Electric-Field-Induced Paths in Multiferroic ${\mathrm{BiFeO}}_3$ from Atomistic Simulations

Properties of ${\mathrm{BiFeO}}_3$ under an electric field are simulated using an ab initio-based approach. Complex paths and anomalous phenomena occur, depending on the direction of the field. Examples of such phenomena are the rotations of the polarization and of the axis about which the oxygen octahedra tilt; isostructural transitions; disappearance and reappearance of the tilting of the oxygen octahedra; and reentrance into specific crystallographic classes.The magnetic order parameter is not always perpendicular to the polarization, especially when the tilting of the oxygen octahedra disappears. The governing “rule” is that the magnetic order parameter remains orthogonal to the axis about which the oxygen octahedra tilt.

Figure 1

Local modes [panel (a)], AFD-related quantity [panel (b)] and antiferromagnetic moment [panel (c)] of ${\mathrm{BiFeO}}_3$ at 10 K as a function of the magnitude of an electric field applied along the $[00\overline{1}]$ direction. Insets of panels (a) and (b) show the angle between the polarization and the [111] direction, and the angle between $\omega$ and the [111] direction, respectively.
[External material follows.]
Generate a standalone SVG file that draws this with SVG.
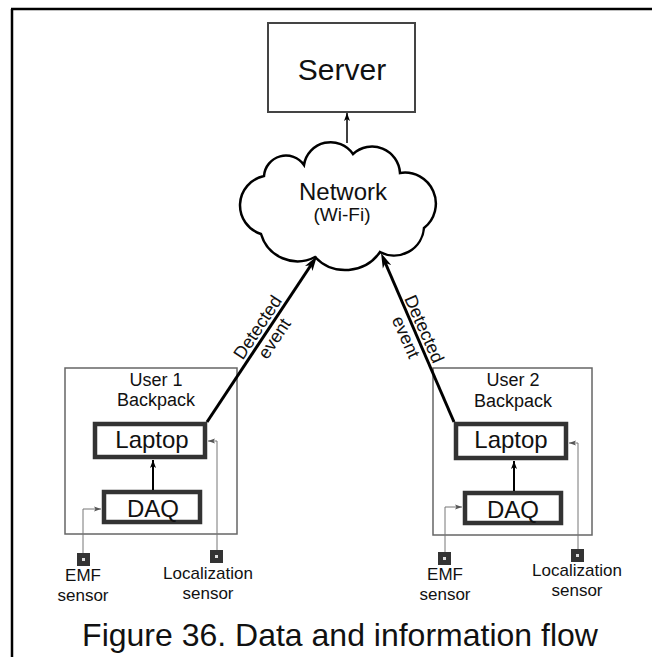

The inset of panel (c) displays the angle between $\mathbf{L}$ and $\mathbf{P}$ (via open squares) and the angle between $\mathbf{L}$ and $\omega$ (via open circles).

Figure 2

Panels (a)–(c) and (d)–(f): Same as Fig. 1 but for a field applied along the $[1\overline{1}1]$ and $[\overline{1}\overline{1}1]$ direction, respectively.

Figure 3

Same as Fig. 1 but for a field applied along the $[\overline{1}\overline{1}0]$ direction.